Once an IVA has been accepted then it becomes legally binding and you won’t be able to apply for credit throughout its duration (usually a period of 5 years). it’s important that you understand the implications of living without credit and the impact it might ultimately have on you.
That said – in order to determine an affordable monthly repayment for you to pay to your insolvency practitioner – a very careful budgeting process will be put into place. This means that all your personal expenses are fully accounted for and prioritised ahead of your IVA payments; meaning you shouldn’t have to worry about finding additional funds.
What’s more, once your IVA ends, you’ll then be completely debt free. This is due to the fact that any remaining debt under the IVA will simply be written off at the end of the arrangement and your creditors won’t be able to pursue you for it. Many debtors see this as a good opportunity to complete turn their finances around once and for all. In fact, by simply saving the set monthly repayments which have previously been paid over the past 5 years, you’ll soon be able to save a substantial amount for a rainy day – or something much more specific, such as a new car or other investment type.
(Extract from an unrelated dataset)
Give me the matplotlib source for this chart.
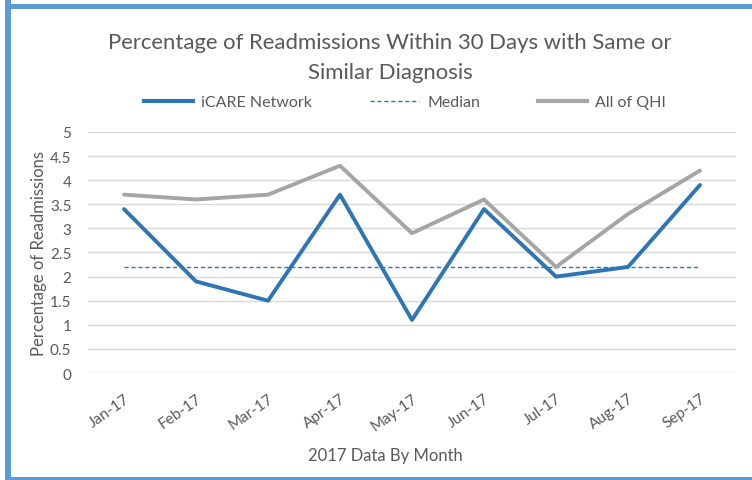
import matplotlib
matplotlib.use("Agg")
import matplotlib.pyplot as plt
from matplotlib.patches import Rectangle
from matplotlib.lines import Line2D
from matplotlib.transforms import ScaledTranslation

months = ["Jan-17", "Feb-17", "Mar-17", "Apr-17", "May-17", "Jun-17", "Jul-17", "Aug-17", "Sep-17"]
icare = [3.4, 1.9, 1.5, 3.7, 1.1, 3.4, 2.0, 2.2, 3.9]
qhi = [3.7, 3.6, 3.7, 4.3, 2.9, 3.6, 2.2, 3.3, 4.2]
median = [2.2] * 9
yticks = [0, 0.5, 1, 1.5, 2, 2.5, 3, 3.5, 4, 4.5, 5]
ytick_labels = ["0", "0.5", "1", "1.5", "2", "2.5", "3", "3.5", "4", "4.5", "5"]

plt.rcParams['font.family'] = ['Lato', 'DejaVu Sans']
text_c = "#595959"
blue = "#2E75B6"
grey = "#A5A5A5"
border = "#5B9BD5"

fig = plt.figure(figsize=(7.52, 4.81), dpi=100)
W, H = 752, 481

def fx(px):
    return px / W
def fy(py):
    return 1 - py / H

# border frame
fig.patches.append(Rectangle((fx(5), fy(481)), fx(6), 481 / H, transform=fig.transFigure,
                             facecolor=border, edgecolor='none', zorder=0))
fig.patches.append(Rectangle((fx(5), fy(10)), 1, 5 / H, transform=fig.transFigure,
                             facecolor=border, edgecolor='none', zorder=0))
fig.patches.append(Rectangle((fx(5), 0), 1, 3.5 / H, transform=fig.transFigure,
                             facecolor=border, edgecolor='none', zorder=0))

ax = fig.add_axes([fx(88), fy(374), fx(736) - fx(88), fy(133) - fy(374)])
x = list(range(len(months)))
ax.plot(x, qhi, color=grey, lw=2.8, solid_capstyle='round', zorder=3)
ax.plot(x, icare, color=blue, lw=2.8, solid_capstyle='round', zorder=4)
ax.plot(x, median, color=blue, lw=1, ls=(0, (3, 2)), zorder=2)

ax.set_xlim(-0.5, len(months) - 0.5)
ax.set_ylim(0, 5)
ax.set_yticks(yticks)
ax.set_yticklabels(ytick_labels)
ax.set_xticks(x)
ax.set_xticklabels(months, rotation=35, ha='right', rotation_mode='anchor')
off = ScaledTranslation(-8 / 100, 0, fig.dpi_scale_trans)
for lab in ax.get_xticklabels():
    lab.set_transform(lab.get_transform() + off)
ax.grid(axis='y', color='#D9D9D9', lw=1)
ax.set_axisbelow(True)
for s in ax.spines.values():
    s.set_visible(False)
ax.tick_params(axis='both', length=0, labelsize=11, colors=text_c)
ax.tick_params(axis='x', pad=13)
ax.tick_params(axis='y', pad=12)

ax.set_ylabel("Percentage of Readmissions", fontsize=12, color=text_c)
ax.yaxis.set_label_coords(-0.064, 0.5)
fig.text(fx(385), fy(456), "2017 Data By Month", fontsize=12, color=text_c, ha='center', va='center')

fig.text(fx(390), fy(43), "Percentage of Readmissions Within 30 Days with Same or", fontsize=15.9,
         color=text_c, ha='center', va='center')
fig.text(fx(390), fy(73), "Similar Diagnosis", fontsize=15.9, color=text_c, ha='center', va='center')

handles = [Line2D([], [], color=blue, lw=3),
           Line2D([], [], color=blue, lw=1, ls=(0, (3, 2))),
           Line2D([], [], color=grey, lw=3)]
fig.legend(handles, ["iCARE Network", "Median", "All of QHI"], loc='center',
           bbox_to_anchor=(fx(405), fy(103)), ncol=3, frameon=False, fontsize=11.5,
           labelcolor=text_c, handlelength=3.1, columnspacing=3.6, handletextpad=0.5)

fig.savefig("out.png", dpi=100)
In terms of your credit history, details of your IVA will remain on your credit record for a period of 6 years. It’ll also appear on the Insolvency Register for the duration of your IVA and for three months after it ends. This is a free, online source which potential lenders will usually check to see whether you’re a suitable applicant for credit. However, whilst some lenders may still offer lending (albeit at an increased interest rate to reflect the amount of risk they’re potentially taking on), others will see your IVA as a very responsible way of addressing your debt issues and will view it much more positively. That said, you can expect lenders to ask for additional requirements – such as a guarantor if you choose to apply for a loan – and the amount you can borrow may be restricted until such time as you’ve re-established yourself with a more positive credit history.
However you choose to approach credit during your IVA period your insolvency practitioner will certainly be able to offer more bespoke advice, depending on your personal circumstances and ultimately you can look forward to a debt-free future minus the stress of credit commitments.